I feel good. I mean, I feel like now that I have decided and officially committed to the whole 10 in 10 weight loss goal that a weight has been lifted off my shoulders, that I actually believe for the first time in a long time that I am going to lose these 10 pounds (maybe hopefully more) but for now I am just going to go with the 10 pound goal. Also I have a friend online who is joining me in the challenge and having someone to email about is a nice fun exciting thing to. Never hurts to have extra encouragement and support.

Last night was personal training and we did shoulders. Basically ½ an hour of intensive shoulder training. We threw in a few chest presses, but mostly it was focused on shoulders. Let me tell you half an hour of exercises focusing on one particular muscle group is a lot. My muscles literally end up giving out at the end of the session. I suppose this is a good thing. Today my arms are not that sore, but that might not come until tomorrow.  My legs are incredibly sore today which is a direct result of the workout and effort I entirely put forth by myself on Tuesday night. I am proud of kicking my own ass because like I was telling someone earlier today, when I get into the gym on my own I tend to end up a bit lost. Despite hours and hours of classes and training sessions and workouts with Amanda, I still end up walking around like a lost puppy on my own in the gym.  It’s crazy.  I have truly found the only remedy to that for me is to make a list of exercises before I go to the gym. This gives me something to accomplish and focuses me.

Tonight I am on my own again and as to not waste my time there, I will once again make myself a list of activities that will make me work. It’s fine to alter or add exercises once I’m in the gym, which I more than often do, but this is the bare minimum that I must accomplish. I am starting to feel some of my mojo come back and that makes me VERY happy.  Happiness, much like defeat and sadness, is a vicious cycle. It all feeds off of each other. When you are stuck in a loop it’s hard to veer off the path. Either path. The last month my path has been less than stellar but I am correcting that!
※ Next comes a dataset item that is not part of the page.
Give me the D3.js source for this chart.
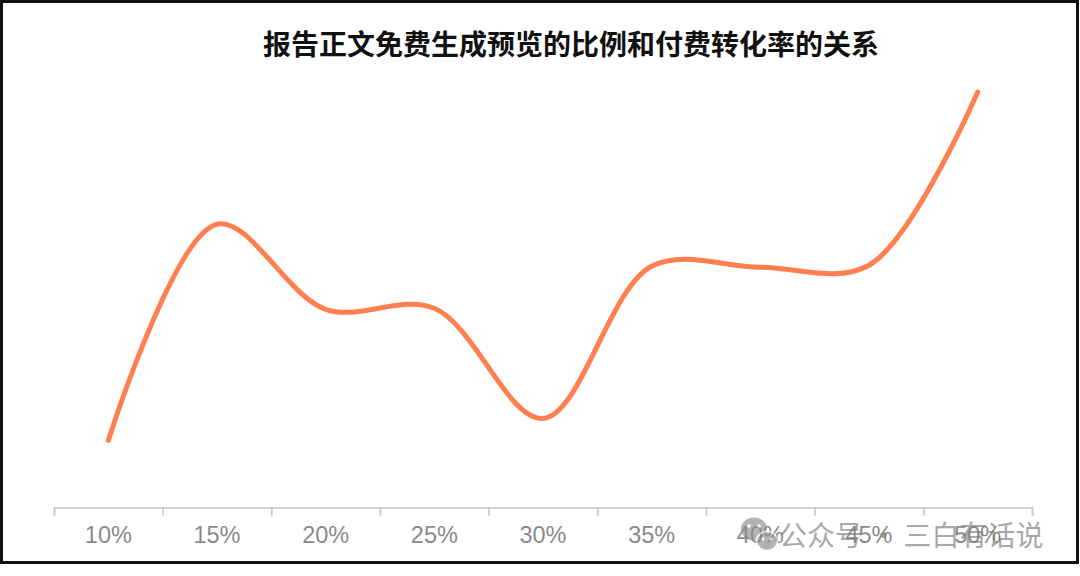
<!DOCTYPE html>
<html>
<head>
<meta charset="utf-8">
<script src="https://cdn.jsdelivr.net/npm/d3@7/dist/d3.min.js"></script>
<style>
  html, body { margin: 0; padding: 0; background: #fff; }
  svg { display: block; }
</style>
</head>
<body>
<svg id="chart" width="1080" height="576"></svg>
<script>
// ---- data ----
const title = "报告正文免费生成预览的比例和付费转化率的关系";
const categories = ["10%", "15%", "20%", "25%", "30%", "35%", "40%", "45%", "50%"];
const conversion = [1.34, 5.66, 3.96, 3.98, 1.78, 4.82, 4.80, 4.84, 8.30];
const watermarkText = "公众号 · 三白有话说";

// ---- layout ----
const W = 1080, H = 576;
const svg = d3.select("#chart");

svg.append("rect").attr("width", W).attr("height", H).attr("fill", "#fff");
// outer frame
svg.append("rect")
  .attr("x", 1.5).attr("y", 1.5)
  .attr("width", 1076).attr("height", 561)
  .attr("fill", "none").attr("stroke", "#111").attr("stroke-width", 3);

const plot = { left: 54, right: 1032, top: 57, bottom: 507.5 };

const x = d3.scaleBand().domain(categories).range([plot.left, plot.right]).padding(0);
const y = d3.scaleLinear().domain([0, 9]).range([plot.bottom, plot.top]);

// title
svg.append("text")
  .attr("x", 571).attr("y", 55)
  .attr("text-anchor", "middle")
  .attr("font-family", "'Noto Sans CJK SC', sans-serif")
  .attr("font-weight", 700)
  .attr("font-size", 28)
  .attr("fill", "#111")
  .text(title);

// category boundary ticks + axis line
const boundaries = d3.range(categories.length + 1);
const xb = d3.scaleLinear().domain([0, categories.length]).range([plot.left, plot.right]);
const tickAxis = svg.append("g")
  .attr("transform", `translate(0,${plot.bottom})`)
  .call(d3.axisBottom(xb).tickValues(boundaries).tickFormat("").tickSize(8).tickSizeOuter(8));
tickAxis.selectAll("path, line").attr("stroke", "#c6c6c6").attr("stroke-width", 1.6);

// labels at band centres
const labelAxis = svg.append("g")
  .attr("transform", `translate(0,${plot.bottom})`)
  .call(d3.axisBottom(x).tickSize(0).tickPadding(19));
labelAxis.select(".domain").remove();
labelAxis.selectAll("text")
  .attr("font-family", "'Liberation Sans', Arial, sans-serif")
  .attr("font-size", 23.5)
  .attr("fill", "#8a8a8a")
  .attr("dy", "0.71em");

// line
const line = d3.line()
  .x((d, i) => x(categories[i]) + x.bandwidth() / 2)
  .y(d => y(d))
  .curve(d3.curveCatmullRom.alpha(0.5));

svg.append("path")
  .datum(conversion)
  .attr("d", line)
  .attr("fill", "none")
  .attr("stroke", "#ff7f50")
  .attr("stroke-width", 5)
  .attr("stroke-linecap", "round")
  .attr("stroke-linejoin", "round");

// watermark
const wm = svg.append("g").attr("opacity", 0.65);
const icon = wm.append("g").attr("fill", "#8c8c8c");
icon.append("ellipse").attr("cx", 754).attr("cy", 529).attr("rx", 13).attr("ry", 11.5);
icon.append("ellipse").attr("cx", 767).attr("cy", 541).attr("rx", 10.5).attr("ry", 9.5)
  .attr("stroke", "#fff").attr("stroke-width", 1.5);
const eyes = wm.append("g").attr("fill", "#fff");
eyes.append("circle").attr("cx", 749).attr("cy", 526).attr("r", 1.8);
eyes.append("circle").attr("cx", 759).attr("cy", 526).attr("r", 1.8);
eyes.append("circle").attr("cx", 763).attr("cy", 539).attr("r", 1.4);
eyes.append("circle").attr("cx", 771).attr("cy", 539).attr("r", 1.4);
wm.append("text")
  .attr("x", 779).attr("y", 546)
  .attr("font-family", "'Noto Sans CJK SC', sans-serif")
  .attr("font-size", 28)
  .attr("fill", "#7a7a7a")
  .text(watermarkText);
</script>
</body>
</html>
My fighting spirit is returning. I kind of missed her. That girl who works hard to get what she wants. I’m ready for this, FINALLY, after months, I am ready to take charge and kick ass. Of course I always have more energy and motivation in the mornings and by mid-day I hit my slump and don’t want to do anything :)  That’s pretty typical though.
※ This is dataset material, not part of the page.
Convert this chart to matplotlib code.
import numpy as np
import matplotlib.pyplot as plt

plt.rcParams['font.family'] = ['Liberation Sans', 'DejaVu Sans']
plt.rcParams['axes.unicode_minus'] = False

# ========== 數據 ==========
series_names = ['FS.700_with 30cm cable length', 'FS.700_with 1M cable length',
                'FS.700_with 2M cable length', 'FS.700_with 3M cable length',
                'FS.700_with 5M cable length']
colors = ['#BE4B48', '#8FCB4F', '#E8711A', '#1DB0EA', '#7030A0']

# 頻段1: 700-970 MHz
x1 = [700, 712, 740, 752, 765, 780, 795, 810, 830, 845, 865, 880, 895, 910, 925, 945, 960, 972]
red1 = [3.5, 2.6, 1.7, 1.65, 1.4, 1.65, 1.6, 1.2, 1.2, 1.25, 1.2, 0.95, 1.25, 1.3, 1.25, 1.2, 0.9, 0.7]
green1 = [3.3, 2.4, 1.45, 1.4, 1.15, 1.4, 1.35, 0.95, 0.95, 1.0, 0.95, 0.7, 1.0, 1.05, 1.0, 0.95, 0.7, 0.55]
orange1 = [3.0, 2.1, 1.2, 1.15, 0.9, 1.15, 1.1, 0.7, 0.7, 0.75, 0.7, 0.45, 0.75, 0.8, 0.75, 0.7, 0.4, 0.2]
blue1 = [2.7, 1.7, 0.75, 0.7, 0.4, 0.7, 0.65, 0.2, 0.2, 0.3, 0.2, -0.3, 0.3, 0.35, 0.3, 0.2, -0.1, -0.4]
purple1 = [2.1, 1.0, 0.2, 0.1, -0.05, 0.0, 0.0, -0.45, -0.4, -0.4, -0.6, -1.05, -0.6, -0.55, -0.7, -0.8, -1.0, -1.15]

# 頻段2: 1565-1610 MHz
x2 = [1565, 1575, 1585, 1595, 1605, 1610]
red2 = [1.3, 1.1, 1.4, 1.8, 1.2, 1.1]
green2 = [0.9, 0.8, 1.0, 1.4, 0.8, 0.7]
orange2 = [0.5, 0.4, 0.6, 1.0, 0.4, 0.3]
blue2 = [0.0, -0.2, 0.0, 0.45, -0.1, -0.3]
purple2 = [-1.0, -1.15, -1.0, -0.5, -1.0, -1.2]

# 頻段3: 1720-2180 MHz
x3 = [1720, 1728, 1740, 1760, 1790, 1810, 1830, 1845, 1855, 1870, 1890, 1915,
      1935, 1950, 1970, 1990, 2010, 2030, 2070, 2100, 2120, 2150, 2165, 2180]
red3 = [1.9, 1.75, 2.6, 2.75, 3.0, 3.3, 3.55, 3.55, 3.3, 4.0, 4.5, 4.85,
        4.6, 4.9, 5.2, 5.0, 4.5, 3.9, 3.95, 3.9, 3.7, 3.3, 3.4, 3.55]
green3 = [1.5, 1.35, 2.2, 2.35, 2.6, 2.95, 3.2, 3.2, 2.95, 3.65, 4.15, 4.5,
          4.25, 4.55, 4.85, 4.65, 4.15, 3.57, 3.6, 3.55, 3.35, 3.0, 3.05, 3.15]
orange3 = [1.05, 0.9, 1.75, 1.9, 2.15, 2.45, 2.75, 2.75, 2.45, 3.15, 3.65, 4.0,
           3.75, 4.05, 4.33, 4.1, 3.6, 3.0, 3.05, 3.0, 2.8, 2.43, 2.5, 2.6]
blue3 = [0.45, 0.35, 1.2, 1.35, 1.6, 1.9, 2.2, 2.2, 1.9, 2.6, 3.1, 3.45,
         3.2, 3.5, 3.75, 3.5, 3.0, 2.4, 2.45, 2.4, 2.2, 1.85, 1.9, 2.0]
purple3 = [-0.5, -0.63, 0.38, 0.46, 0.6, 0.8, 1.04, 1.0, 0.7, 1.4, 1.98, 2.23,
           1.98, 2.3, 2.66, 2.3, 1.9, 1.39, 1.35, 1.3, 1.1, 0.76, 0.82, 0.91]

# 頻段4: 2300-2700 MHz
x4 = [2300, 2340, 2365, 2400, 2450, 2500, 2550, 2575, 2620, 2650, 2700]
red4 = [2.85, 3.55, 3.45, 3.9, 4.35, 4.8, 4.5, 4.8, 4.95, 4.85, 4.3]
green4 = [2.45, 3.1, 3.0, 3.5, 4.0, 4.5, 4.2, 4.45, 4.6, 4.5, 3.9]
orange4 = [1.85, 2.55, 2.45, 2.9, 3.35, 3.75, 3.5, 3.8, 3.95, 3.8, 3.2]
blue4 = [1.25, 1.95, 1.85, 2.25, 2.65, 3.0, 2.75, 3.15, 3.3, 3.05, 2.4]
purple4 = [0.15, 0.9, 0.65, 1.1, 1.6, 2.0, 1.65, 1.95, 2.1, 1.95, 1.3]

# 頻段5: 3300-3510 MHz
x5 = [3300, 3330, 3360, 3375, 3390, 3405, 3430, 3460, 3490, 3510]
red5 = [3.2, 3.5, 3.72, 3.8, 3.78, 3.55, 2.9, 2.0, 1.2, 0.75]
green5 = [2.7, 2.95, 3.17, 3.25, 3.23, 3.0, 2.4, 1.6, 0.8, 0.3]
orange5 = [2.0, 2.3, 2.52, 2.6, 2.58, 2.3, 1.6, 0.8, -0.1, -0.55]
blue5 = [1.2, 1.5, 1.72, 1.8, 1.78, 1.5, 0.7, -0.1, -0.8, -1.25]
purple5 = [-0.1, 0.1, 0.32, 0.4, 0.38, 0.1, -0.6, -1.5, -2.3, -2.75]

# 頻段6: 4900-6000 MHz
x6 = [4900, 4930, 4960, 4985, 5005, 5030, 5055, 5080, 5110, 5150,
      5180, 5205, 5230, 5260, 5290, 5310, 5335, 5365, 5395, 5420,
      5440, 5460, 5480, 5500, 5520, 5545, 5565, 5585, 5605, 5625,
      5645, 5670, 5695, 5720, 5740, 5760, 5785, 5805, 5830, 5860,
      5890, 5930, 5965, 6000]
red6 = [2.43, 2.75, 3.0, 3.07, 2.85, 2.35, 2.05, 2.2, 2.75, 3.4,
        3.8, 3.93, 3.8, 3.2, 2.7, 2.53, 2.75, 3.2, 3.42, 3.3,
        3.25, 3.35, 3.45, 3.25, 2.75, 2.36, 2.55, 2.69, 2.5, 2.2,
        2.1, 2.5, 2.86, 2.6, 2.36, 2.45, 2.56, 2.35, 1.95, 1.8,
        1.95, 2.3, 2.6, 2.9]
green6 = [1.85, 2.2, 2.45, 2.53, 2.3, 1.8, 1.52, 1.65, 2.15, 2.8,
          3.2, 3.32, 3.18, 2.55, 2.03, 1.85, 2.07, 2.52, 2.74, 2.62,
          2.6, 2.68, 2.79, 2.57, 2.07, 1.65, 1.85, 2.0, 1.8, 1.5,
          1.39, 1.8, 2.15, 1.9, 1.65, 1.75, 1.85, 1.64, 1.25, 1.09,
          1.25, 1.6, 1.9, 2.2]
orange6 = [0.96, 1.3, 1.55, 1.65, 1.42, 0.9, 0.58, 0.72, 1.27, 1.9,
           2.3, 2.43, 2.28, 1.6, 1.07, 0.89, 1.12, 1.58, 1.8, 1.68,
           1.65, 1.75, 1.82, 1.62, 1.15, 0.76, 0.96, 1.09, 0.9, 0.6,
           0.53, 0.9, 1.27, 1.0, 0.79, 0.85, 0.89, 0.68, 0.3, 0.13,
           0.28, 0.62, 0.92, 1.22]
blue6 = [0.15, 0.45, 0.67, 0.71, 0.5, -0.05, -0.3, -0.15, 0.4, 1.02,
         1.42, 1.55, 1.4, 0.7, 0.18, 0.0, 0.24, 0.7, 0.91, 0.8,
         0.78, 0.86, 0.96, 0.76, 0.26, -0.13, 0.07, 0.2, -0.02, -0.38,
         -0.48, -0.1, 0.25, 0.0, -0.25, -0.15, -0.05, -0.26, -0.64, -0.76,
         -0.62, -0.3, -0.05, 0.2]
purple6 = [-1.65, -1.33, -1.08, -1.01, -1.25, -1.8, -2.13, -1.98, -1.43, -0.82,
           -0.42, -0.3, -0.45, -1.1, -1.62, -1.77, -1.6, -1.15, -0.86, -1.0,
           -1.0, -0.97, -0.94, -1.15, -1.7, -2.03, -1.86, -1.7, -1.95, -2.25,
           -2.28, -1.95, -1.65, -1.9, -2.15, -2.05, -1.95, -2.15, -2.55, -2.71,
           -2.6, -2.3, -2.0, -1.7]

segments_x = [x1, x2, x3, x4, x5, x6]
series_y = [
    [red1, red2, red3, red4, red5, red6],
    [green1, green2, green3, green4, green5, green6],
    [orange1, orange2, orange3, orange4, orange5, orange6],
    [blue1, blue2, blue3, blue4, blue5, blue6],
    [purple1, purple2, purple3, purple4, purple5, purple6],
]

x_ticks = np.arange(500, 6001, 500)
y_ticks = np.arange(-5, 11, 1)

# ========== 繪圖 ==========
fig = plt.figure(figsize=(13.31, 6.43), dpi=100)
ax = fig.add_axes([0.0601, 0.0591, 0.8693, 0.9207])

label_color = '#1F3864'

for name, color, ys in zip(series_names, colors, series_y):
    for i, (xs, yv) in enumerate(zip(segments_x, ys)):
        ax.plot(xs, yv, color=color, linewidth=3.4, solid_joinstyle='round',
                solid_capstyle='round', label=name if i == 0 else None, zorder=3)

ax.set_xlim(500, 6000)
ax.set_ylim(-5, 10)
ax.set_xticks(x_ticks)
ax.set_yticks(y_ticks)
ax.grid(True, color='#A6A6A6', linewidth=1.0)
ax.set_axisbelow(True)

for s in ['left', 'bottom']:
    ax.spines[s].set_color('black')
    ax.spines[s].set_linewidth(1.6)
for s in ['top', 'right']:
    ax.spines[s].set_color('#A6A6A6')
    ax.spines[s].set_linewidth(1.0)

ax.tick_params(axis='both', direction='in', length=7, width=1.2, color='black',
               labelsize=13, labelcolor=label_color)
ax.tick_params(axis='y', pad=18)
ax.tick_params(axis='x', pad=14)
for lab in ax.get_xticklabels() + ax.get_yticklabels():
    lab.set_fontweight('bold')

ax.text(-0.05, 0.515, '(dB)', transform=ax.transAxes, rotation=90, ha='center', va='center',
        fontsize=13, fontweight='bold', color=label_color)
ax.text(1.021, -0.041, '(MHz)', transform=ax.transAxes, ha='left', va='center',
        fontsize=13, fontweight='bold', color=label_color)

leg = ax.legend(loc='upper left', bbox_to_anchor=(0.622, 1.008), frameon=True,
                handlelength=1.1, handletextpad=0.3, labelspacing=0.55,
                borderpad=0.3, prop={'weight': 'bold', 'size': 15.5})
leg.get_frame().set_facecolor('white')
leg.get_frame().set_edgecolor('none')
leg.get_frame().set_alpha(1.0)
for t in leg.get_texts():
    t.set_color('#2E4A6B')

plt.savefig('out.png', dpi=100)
Today I am proud of myself. I realized that I have been in some sort of slump lately and I have fought hard to get out of it. That no matter what I’ve been thru these past 2 years I have not given up. I am proud that today I am sitting here still going to the gym, believing in myself and my dreams. I am proud of everything that I have accomplished and learned about myself. I am proud of venturing outside of my comfort zone and running organized races despite not feeling 100% good about myself. Hello half marathon number 16 this weekend. CRAZY proud of that.
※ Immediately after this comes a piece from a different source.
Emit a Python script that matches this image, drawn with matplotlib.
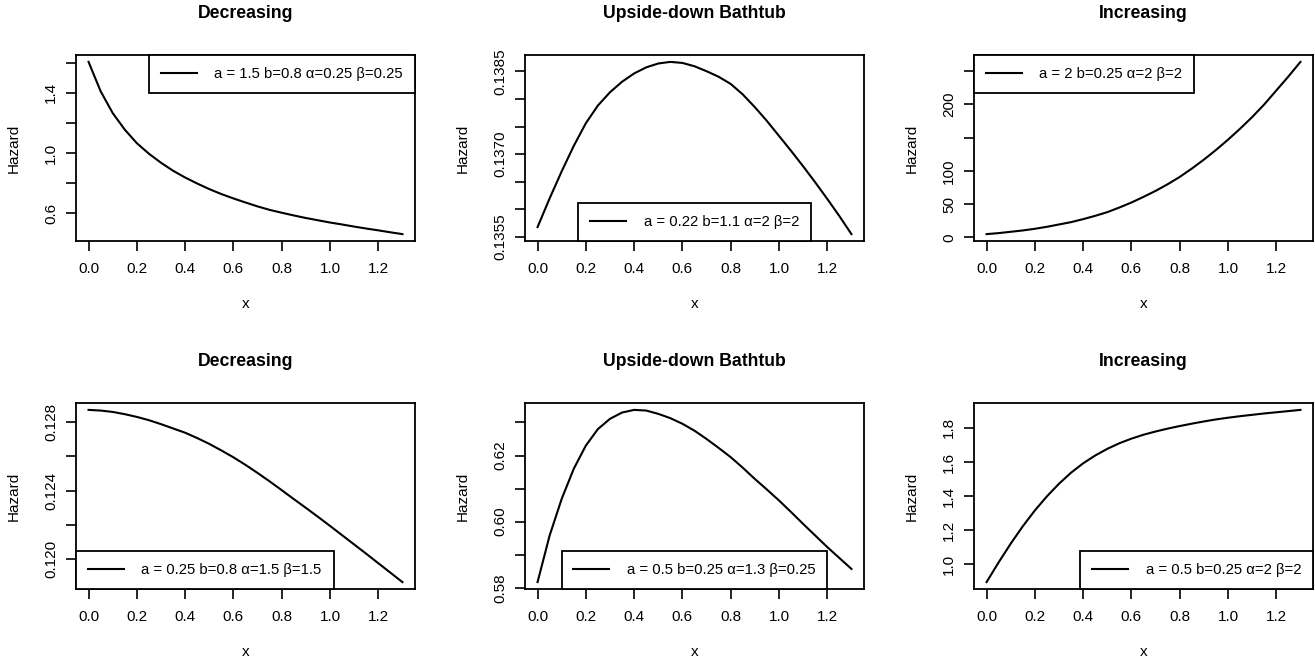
import matplotlib
matplotlib.use("Agg")
from matplotlib import pyplot as plt

plt.rcParams['font.family'] = ['Liberation Sans', 'DejaVu Sans']

# common x grid (0 .. 1.3, step 0.05)
x = [0.00, 0.05, 0.10, 0.15, 0.20, 0.25, 0.30, 0.35, 0.40, 0.45, 0.50, 0.55, 0.60, 0.65,
     0.70, 0.75, 0.80, 0.85, 0.90, 0.95, 1.00, 1.05, 1.10, 1.15, 1.20, 1.25, 1.30]

# top row
dec1 = [1.605, 1.41, 1.265, 1.155, 1.065, 0.995, 0.935, 0.882, 0.837, 0.797, 0.760, 0.727,
        0.698, 0.671, 0.645, 0.622, 0.603, 0.585, 0.568, 0.553, 0.538, 0.525, 0.511, 0.498,
        0.486, 0.473, 0.461]
ubt1 = [0.135681, 0.136200, 0.136690, 0.137150, 0.137560, 0.137880, 0.138120, 0.138310,
        0.138460, 0.138570, 0.138640, 0.138669, 0.138650, 0.138590, 0.138500, 0.138400,
        0.138270, 0.138080, 0.137850, 0.137600, 0.137330, 0.137060, 0.136780, 0.136490,
        0.136190, 0.135880, 0.135554]
inc1 = [5, 6.5, 8.5, 10.5, 13, 16, 19.5, 23, 27.5, 32.5, 38, 45, 52.5, 61, 70, 80, 91, 103.5,
        117, 131.5, 147, 163.5, 181, 200, 221, 242, 264]

# bottom row
dec2 = [0.128699, 0.128660, 0.128580, 0.128450, 0.128290, 0.128100, 0.127870, 0.127620,
        0.127370, 0.127060, 0.126720, 0.126340, 0.125940, 0.125500, 0.125030, 0.124540,
        0.124030, 0.123510, 0.123000, 0.122480, 0.121950, 0.121410, 0.120870, 0.120330,
        0.119780, 0.119230, 0.118680]
ubt2 = [0.58171, 0.5958, 0.6069, 0.6160, 0.6230, 0.6280, 0.6311, 0.6330, 0.6338, 0.6336,
        0.6326, 0.6313, 0.6296, 0.6275, 0.6250, 0.6223, 0.6195, 0.6163, 0.6129, 0.6097,
        0.6064, 0.6029, 0.5993, 0.5958, 0.5923, 0.5890, 0.5857]
inc2 = [0.894, 1.01, 1.12, 1.222, 1.315, 1.398, 1.472, 1.537, 1.592, 1.638, 1.677, 1.71,
        1.737, 1.76, 1.779, 1.796, 1.811, 1.825, 1.838, 1.85, 1.86, 1.869, 1.877, 1.885,
        1.892, 1.899, 1.906]

titles = ["Decreasing", "Upside-down Bathtub", "Increasing",
          "Decreasing", "Upside-down Bathtub", "Increasing"]
legend_labels = ["a = 1.5 b=0.8 α=0.25 β=0.25", "a = 0.22 b=1.1 α=2 β=2",
                 "a = 2 b=0.25 α=2 β=2", "a = 0.25 b=0.8 α=1.5 β=1.5",
                 "a = 0.5 b=0.25 α=1.3 β=0.25", "a = 0.5 b=0.25 α=2 β=2"]
legend_locs = ["upper right", "lower center", "upper left",
               "lower left", "lower center", "lower right"]

xticks = [0.0, 0.2, 0.4, 0.6, 0.8, 1.0, 1.2]
xticklabels = ["0.0", "0.2", "0.4", "0.6", "0.8", "1.0", "1.2"]

# R drops labels that would overlap, so some ticks stay blank
yticks = [
    [0.6, 0.8, 1.0, 1.2, 1.4, 1.6],
    [0.1355, 0.1360, 0.1365, 0.1370, 0.1375, 0.1380, 0.1385],
    [0, 50, 100, 150, 200, 250],
    [0.120, 0.122, 0.124, 0.126, 0.128],
    [0.58, 0.59, 0.60, 0.61, 0.62, 0.63],
    [1.0, 1.2, 1.4, 1.6, 1.8],
]
yticklabels = [
    ["0.6", "", "1.0", "", "1.4", ""],
    ["0.1355", "", "", "0.1370", "", "", "0.1385"],
    ["0", "50", "100", "", "200", ""],
    ["0.120", "", "0.124", "", "0.128"],
    ["0.58", "", "0.60", "", "0.62", ""],
    ["1.0", "1.2", "1.4", "1.6", "1.8"],
]
series = [dec1, ubt1, inc1, dec2, ubt2, inc2]

W, H = 1315, 660
fig = plt.figure(figsize=(W / 100, H / 100), dpi=100)

# axes boxes in pixels: left, top, width, height
lefts = [76, 525, 974]
tops = [55, 403]
bw, bh = 339, 186


def draw_panel(ax, i):
    ax.plot(x, series[i], color='black', lw=1.5)
    ax.margins(x=0.04, y=0.04)
    ax.set_xticks(xticks)
    ax.set_xticklabels(xticklabels)
    ax.set_yticks(yticks[i])
    ax.set_yticklabels(yticklabels[i])
    ax.tick_params(axis='both', direction='out', length=7, width=1.2, labelsize=11)
    ax.tick_params(axis='x', pad=8)
    ax.tick_params(axis='y', pad=6, labelrotation=90)
    for lab in ax.get_yticklabels():
        lab.set_va('center')
    for sp in ax.spines.values():
        sp.set_linewidth(1.3)
    ax.set_title(titles[i], fontsize=12.7, fontweight='bold', y=1.18, va='center')
    ax.set_xlabel("x", fontsize=11)
    ax.xaxis.set_label_coords(0.5, -0.34)
    ax.xaxis.label.set_va('center')
    ax.set_ylabel("Hazard", fontsize=11)
    ax.yaxis.set_label_coords(-0.183, 0.5)
    ax.yaxis.label.set_va('center')
    leg = ax.legend([legend_labels[i]], loc=legend_locs[i], fancybox=False,
                    edgecolor='black', framealpha=1, borderaxespad=0, fontsize=10.7,
                    handlelength=2.4, handletextpad=1.2, borderpad=0.8)
    leg.get_frame().set_linewidth(1.3)


for i in range(6):
    r, c = divmod(i, 3)
    l = lefts[c] / W
    b = 1 - (tops[r] + bh) / H
    ax = fig.add_axes([l, b, bw / W, bh / H])
    draw_panel(ax, i)

fig.savefig("out.png", dpi=100)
I have this feeling in my heart that my October trip to San Jose is going to be really awesome. I mean, I believe in myself that much. Plus they released the finisher’s medal design today and it’s too adorable and I can’t wait to own it. That’s already extra motivation on top of the epic-ness that is the San Jose event weekend. On my two year anniversary I will be running a ½ marathon.  That is just DAMNED cool. If that isn’t proof positive that change is possible nothing is.


In a nutshell, I am excited and ready to see where these next 10 weeks are going to take me culminating with an epic epic 2 year weight loss anniversary on October 5 when I run a half marathon thru the streets of San Jose. I am going to kill this!